6. Cross-hatchings of street noise and the Minotaur with his boy’s body. Narrowing. Rib cage the verge of a canoe. Armpit a whiff of pencil lead.

5. “If you want to fuck me with that bottle, Mr. Arbuckle, best take the foil off first.”

4. osculation:
a. The act of kissing. A kiss.
b. Math. A point where two branches of a curve have a common
Tangent and extend in both directions of the tangent.
c. To the ankles. Or to the knees. Or just unzipped enough.

It takes precision and considerable nerve to render these affiliations and then leave them be, and it is this assuredness that both allows the venturings of “Drawing” and the sparseness of “Derivation.”

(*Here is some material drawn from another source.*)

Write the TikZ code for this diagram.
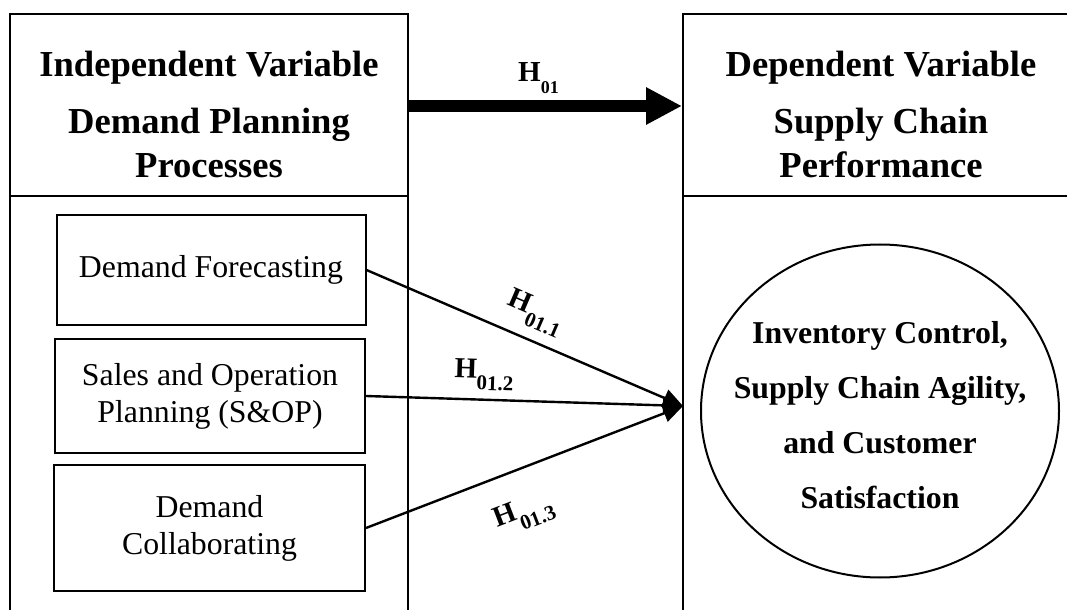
\documentclass[tikz,border=0pt]{standalone}
\usepackage{fontspec}
\setmainfont{Liberation Serif}
\usetikzlibrary{arrows.meta,shapes.geometric}

% hypothesis label with lowered index, index size as option
\newcommand{\Hsub}[2][10.5]{\textbf{H\raisebox{-6pt}{\fontsize{#1}{#1}\selectfont #2}}}

\begin{document}
\begin{tikzpicture}[x=0.5pt, y=-0.5pt, line width=1pt, >={Triangle[length=10pt,width=9pt]}]
	\tikzstyle{panel} = [draw, rectangle, inner sep=0pt];
	\tikzstyle{title} = [align=center, inner sep=0pt, font=\bfseries\fontsize{18.3}{22}\selectfont];
	\tikzstyle{factor} = [draw, rectangle, align=center, inner sep=0pt, font=\fontsize{15.9}{18.5}\selectfont];
	\tikzstyle{hyp} = [inner sep=0pt, font=\fontsize{14.5}{15}\selectfont];
	\clip (0,0) rectangle (1067,610);

	% the two columns, open at the bottom and on the far right
	\node[panel, minimum width=199pt, minimum height=91pt] (IH) at (209,105) {};
	\node[panel, minimum width=199pt, minimum height=222pt] (IB) at (209,418) {};
	\node[panel, minimum width=218.5pt, minimum height=91pt] (DH) at (901.5,105) {};
	\node[panel, minimum width=218.5pt, minimum height=222pt] (DB) at (901.5,418) {};

	\node[title] (IT) at (209,114) {Independent Variable\\[6.5pt]Demand Planning\\Processes};
	\node[title] (DT) at (881,114) {Dependent Variable\\[6.5pt]Supply Chain\\Performance};

	% demand planning processes
	\node[factor, minimum width=154.5pt, minimum height=54.5pt] (F) at (211,270) {Demand Forecasting};
	\node[factor, minimum width=155pt, minimum height=57pt] (S) at (210,396) {Sales and Operation\\Planning (S\&OP)};
	\node[factor, minimum width=155.5pt, minimum height=63pt] (C) at (209.5,528) {Demand\\Collaborating};

	% performance measures
	\node[ellipse, draw, inner sep=0pt, minimum width=179pt, minimum height=166.5pt] (P) at (880,411) {};
	\node[align=center, inner sep=0pt, font=\bfseries\fontsize{15.9}{27.5}\selectfont] (PT) at (880,415)
		{Inventory Control,\\Supply Chain Agility,\\and Customer\\Satisfaction};

	\coordinate (T) at (683,406);

	\draw[line width=6pt, -{Triangle[length=18pt,width=17.5pt]}] ([yshift=-0.5pt]IH.east) --
		node[hyp, above=3pt, xshift=-3.5pt] (H0) {\Hsub[9]{01}} ([yshift=-0.5pt]DH.west);

	\path[->, line width=1.2pt] (F.east) edge node[hyp, sloped, above=5pt] (H1) {\Hsub{01.1}} (T)
		(S.east) edge node[hyp, sloped, above=4pt, pos=0.37] (H2) {\Hsub{01.2}} (T)
		(C.east) edge node[hyp, sloped, below=13.5pt, pos=0.45] (H3) {\Hsub{01.3}} (T);
\end{tikzpicture}
\end{document}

Youn is seduced by the visual arts, as well as particularly intimate travesties, those that depend upon a sense of rule and decorum. But she is master of that by which she has been seduced; she sees through the blandishments of clarity to a keener order, one characterized by a design intelligence. Barter is an exceptional book of poems, and it is one that makes the act of mechanical comprehension more than a game of hide-and-seek. What is seen here, as well as what is unseen, is sketched by misdirection; Youn approaches her monsters backwards, not with a mirror, but with her own impressive script and parchment, the topographical wonders of her own imagination. That much, at least, is clear.

COMMENTS:

Will Nestler September 8, 2003 at 11:40 pm

This makes a strong case for why clarity needn’t be poetry’s prime virtue (or any virtue at all), but why Youn’s book serves as a pretext for such a discussion escapes me. I guess your reviewer just wanted to get some things off his chest. I’ve heard nobody but him opine that this book lacks “clarity”; most seem to find it just sort of dull.